* **Do this**
Copy exactly the lines from the start of the material through the line with "re_num = [5800, 8000, 10000, 12000, 14500]". Pictures stay out of the copy.

* **Supplied material**
++++++++++

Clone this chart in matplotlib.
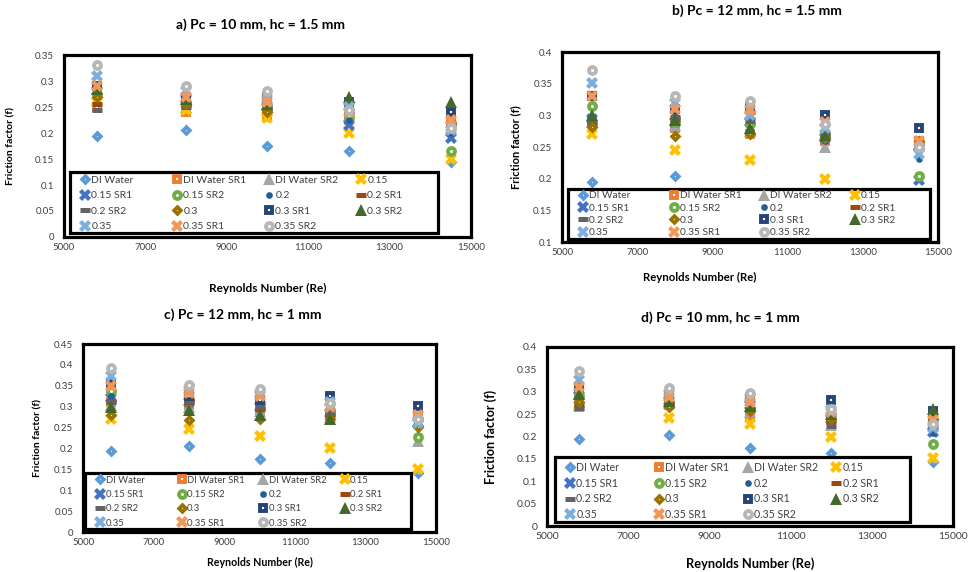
import matplotlib.pyplot as plt
from matplotlib.patches import Rectangle
from matplotlib.ticker import FuncFormatter

plt.rcParams['font.family'] = ['Lato', 'DejaVu Sans']

# Reynolds numbers (same for all panels)
re_num = [5800, 8000, 10000, 12000, 14500]

series_names = ['DI Water', 'DI Water SR1', 'DI Water SR2', '0.15', '0.15 SR1',
                '0.15 SR2', '0.2', '0.2 SR1', '0.2 SR2', '0.3', '0.3 SR1',
                '0.3 SR2', '0.35', '0.35 SR1', '0.35 SR2']

# a) Pc = 10 mm, hc = 1.5 mm
f_a = [
    [0.195, 0.205, 0.175, 0.165, 0.145],
    [0.250, 0.240, 0.230, 0.225, 0.225],
    [0.265, 0.250, 0.245, 0.235, 0.215],
    [0.260, 0.245, 0.228, 0.200, 0.150],
    [0.280, 0.265, 0.250, 0.215, 0.190],
    [0.275, 0.255, 0.245, 0.230, 0.165],
    [0.270, 0.260, 0.245, 0.225, 0.200],
    [0.255, 0.255, 0.250, 0.240, 0.220],
    [0.245, 0.250, 0.248, 0.240, 0.215],
    [0.270, 0.255, 0.240, 0.260, 0.220],
    [0.290, 0.270, 0.270, 0.260, 0.240],
    [0.285, 0.265, 0.255, 0.270, 0.260],
    [0.310, 0.280, 0.265, 0.250, 0.205],
    [0.290, 0.270, 0.260, 0.240, 0.225],
    [0.330, 0.290, 0.280, 0.245, 0.210],
]

# b) Pc = 12 mm, hc = 1.5 mm
f_b = [
    [0.195, 0.205, 0.175, 0.165, 0.145],
    [0.290, 0.280, 0.270, 0.260, 0.260],
    [0.290, 0.285, 0.275, 0.250, 0.255],
    [0.270, 0.245, 0.230, 0.200, 0.150],
    [0.295, 0.290, 0.290, 0.265, 0.198],
    [0.315, 0.290, 0.287, 0.270, 0.205],
    [0.290, 0.300, 0.300, 0.260, 0.231],
    [0.285, 0.295, 0.305, 0.265, 0.255],
    [0.290, 0.298, 0.291, 0.270, 0.255],
    [0.281, 0.268, 0.271, 0.265, 0.260],
    [0.331, 0.310, 0.314, 0.301, 0.280],
    [0.300, 0.292, 0.280, 0.269, 0.255],
    [0.351, 0.320, 0.300, 0.280, 0.239],
    [0.330, 0.310, 0.308, 0.290, 0.260],
    [0.371, 0.331, 0.322, 0.287, 0.250],
]

# c) Pc = 12 mm, hc = 1 mm
f_c = [
    [0.195, 0.205, 0.175, 0.165, 0.142],
    [0.310, 0.305, 0.291, 0.280, 0.275],
    [0.305, 0.300, 0.290, 0.275, 0.217],
    [0.270, 0.247, 0.231, 0.200, 0.151],
    [0.320, 0.310, 0.300, 0.285, 0.260],
    [0.337, 0.315, 0.309, 0.293, 0.227],
    [0.325, 0.320, 0.305, 0.290, 0.265],
    [0.313, 0.310, 0.295, 0.280, 0.270],
    [0.310, 0.313, 0.300, 0.285, 0.270],
    [0.281, 0.268, 0.271, 0.270, 0.251],
    [0.354, 0.325, 0.317, 0.325, 0.301],
    [0.300, 0.291, 0.281, 0.271, 0.265],
    [0.374, 0.340, 0.330, 0.310, 0.260],
    [0.350, 0.333, 0.325, 0.300, 0.279],
    [0.392, 0.352, 0.342, 0.308, 0.271],
]

# d) Pc = 10 mm, hc = 1 mm
f_d = [
    [0.194, 0.203, 0.175, 0.164, 0.143],
    [0.265, 0.270, 0.245, 0.236, 0.236],
    [0.270, 0.275, 0.255, 0.225, 0.230],
    [0.270, 0.242, 0.229, 0.198, 0.152],
    [0.290, 0.280, 0.270, 0.240, 0.210],
    [0.290, 0.275, 0.262, 0.247, 0.183],
    [0.285, 0.280, 0.265, 0.235, 0.207],
    [0.270, 0.275, 0.260, 0.235, 0.225],
    [0.263, 0.270, 0.262, 0.223, 0.235],
    [0.277, 0.266, 0.258, 0.240, 0.240],
    [0.310, 0.290, 0.288, 0.281, 0.258],
    [0.296, 0.280, 0.268, 0.250, 0.261],
    [0.326, 0.295, 0.285, 0.260, 0.220],
    [0.310, 0.288, 0.277, 0.255, 0.236],
    [0.347, 0.308, 0.298, 0.262, 0.228],
]

# marker, colour, kind ('hollow' = white centre, 'solid', 'dash', 'dot')
styles = [
    ('D', '#5B9BD5', 'hollow'),
    ('s', '#ED7D31', 'hollow'),
    ('^', '#A5A5A5', 'solid'),
    ('X', '#FFC000', 'solid'),
    ('X', '#4472C4', 'solid'),
    ('o', '#70AD47', 'hollow'),
    ('o', '#255E91', 'dot'),
    ('_', '#9E480E', 'dash'),
    ('_', '#636363', 'dash'),
    ('D', '#997300', 'hollow'),
    ('s', '#264478', 'hollow'),
    ('^', '#43682B', 'solid'),
    ('X', '#7CAFDD', 'solid'),
    ('X', '#F1975A', 'solid'),
    ('o', '#B7B7B7', 'hollow'),
]

W, H = 969, 572
TXT = '#404040'


def marker_kw(marker, color, kind):
    if kind == 'hollow':
        if marker == 'D':
            return dict(marker=marker, ms=3.4, mew=2.7, mfc='white', mec=color)
        if marker == 's':
            return dict(marker=marker, ms=4.3, mew=2.8, mfc='white', mec=color)
        return dict(marker=marker, ms=5.0, mew=2.8, mfc='white', mec=color)
    if kind == 'dot':
        return dict(marker=marker, ms=4.8, mew=0, mfc=color, mec=color)
    if kind == 'dash':
        return dict(marker=marker, ms=7, mew=3.6, mec=color)
    if marker == '^':
        return dict(marker=marker, ms=8, mew=0, mfc=color, mec=color)
    return dict(marker=marker, ms=8, mew=0, mfc=color, mec=color)


def draw(ax, data, ylim, yticks, box, fs, legfs, rowsp, first_row):
    handles = []
    for vals, (m, c, k) in zip(data, styles):
        h, = ax.plot(re_num, vals, ls='none', **marker_kw(m, c, k))
        handles.append(h)
    ax.set_xlim(5000, 15000)
    ax.set_xticks(range(5000, 15001, 2000))
    ax.set_ylim(*ylim)
    ax.set_yticks(yticks)
    ax.yaxis.set_major_formatter(FuncFormatter(lambda v, _: f'{v:g}'))
    ax.tick_params(length=0, labelsize=fs, colors=TXT)
    ax.tick_params(axis='y', pad=7)
    ax.tick_params(axis='x', pad=4)
    for sp in ax.spines.values():
        sp.set_linewidth(2.3)
        sp.set_color('black')

    # legend frame (box given in figure pixels: left, top, right, bottom)
    x0, y0, x1, y1 = box
    ax.add_patch(Rectangle((x0 / W, 1 - y1 / H), (x1 - x0) / W, (y1 - y0) / H,
                           transform=ax.figure.transFigure, fc='white', ec='black',
                           lw=2.3, zorder=4, clip_on=False))
    # four equal-width legend columns, filled row by row like the original
    fs_px = legfs * 100 / 72
    hl = 0.9
    colw = (x1 - x0) / 4
    top = y0 + first_row - 0.45 * fs_px
    for i in range(4):
        idx = [j for j in range(i, 15, 4)]
        lx = x0 + i * colw + 15 - hl * fs_px / 2
        leg = ax.legend([handles[j] for j in idx], [series_names[j] for j in idx],
                        loc='upper left', bbox_to_anchor=(lx / W, 1 - top / H),
                        bbox_transform=ax.figure.transFigure, frameon=False,
                        fontsize=legfs, handlelength=hl, handletextpad=0.15,
                        labelspacing=rowsp, borderpad=0, borderaxespad=0)
        for t in leg.get_texts():
            t.set_color(TXT)
        leg.set_zorder(5)
        if i < 3:
            ax.add_artist(leg)


fig = plt.figure(figsize=(W / 100, H / 100), dpi=100)

ax_a = fig.add_axes([0.0660, 0.5857, 0.420, 0.318])
draw(ax_a, f_a, (0, 0.35), [i * 0.05 for i in range(8)],
     (70, 172, 438, 233), 7, 7.5, 0.6, 8)
ax_a.set_ylabel('Friction factor (f)', fontsize=7.5, fontweight='bold')
ax_a.yaxis.set_label_coords(-0.12, 0.5)
ax_a.set_xlabel('Reynolds Number (Re)', fontsize=8.5, fontweight='bold')
ax_a.xaxis.set_label_coords(0.50, -0.253)

ax_b = fig.add_axes([0.580, 0.5769, 0.388, 0.332])
draw(ax_b, f_b, (0.1, 0.4), [0.1 + i * 0.05 for i in range(7)],
     (568, 189, 930, 239), 7, 7.3, 0.32, 6.7)
ax_b.set_ylabel('Friction factor (f)', fontsize=8, fontweight='bold')
ax_b.yaxis.set_label_coords(-0.109, 0.5)
ax_b.set_xlabel('Reynolds Number (Re)', fontsize=8.2, fontweight='bold')
ax_b.xaxis.set_label_coords(0.367, -0.158)

ax_c = fig.add_axes([0.0857, 0.0699, 0.3643, 0.3287])
draw(ax_c, f_c, (0, 0.45), [i * 0.05 for i in range(10)],
     (85, 473, 411, 529), 7, 6.8, 0.56, 7)
ax_c.set_ylabel('Friction factor (f)', fontsize=7.5, fontweight='bold')
ax_c.yaxis.set_label_coords(-0.116, 0.5)
ax_c.set_xlabel('Reynolds Number (Re)', fontsize=7.7, fontweight='bold')
ax_c.xaxis.set_label_coords(0.50, -0.133)

ax_d = fig.add_axes([0.5645, 0.0804, 0.419, 0.313])
draw(ax_d, f_d, (0, 0.4), [i * 0.05 for i in range(9)],
     (555, 457, 910, 522), 7.5, 7.6, 0.44, 9.7)
ax_d.set_ylabel('Friction factor (f)', fontsize=9, fontweight='bold')
ax_d.yaxis.set_label_coords(-0.123, 0.5)
ax_d.set_xlabel('Reynolds Number (Re)', fontsize=9.3, fontweight='bold')
ax_d.xaxis.set_label_coords(0.50, -0.175)

fig.text(260 / W, 1 - 25 / H, 'a) Pc = 10 mm, hc = 1.5 mm', ha='center', va='center',
         fontsize=10, fontweight='bold')
fig.text(757 / W, 1 - 11 / H, 'b) Pc = 12 mm, hc = 1.5 mm', ha='center', va='center',
         fontsize=10, fontweight='bold')
fig.text(243 / W, 1 - 315 / H, 'c) Pc = 12 mm, hc = 1 mm', ha='center', va='center',
         fontsize=10, fontweight='bold')
fig.text(720 / W, 1 - 318 / H, 'd) Pc = 10 mm, hc = 1 mm', ha='center', va='center',
         fontsize=10, fontweight='bold')

fig.savefig('out.png', dpi=100)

++++++++++

* **The response**
Clone this chart in matplotlib.
import matplotlib.pyplot as plt
from matplotlib.patches import Rectangle
from matplotlib.ticker import FuncFormatter

plt.rcParams['font.family'] = ['Lato', 'DejaVu Sans']

# Reynolds numbers (same for all panels)
re_num = [5800, 8000, 10000, 12000, 14500]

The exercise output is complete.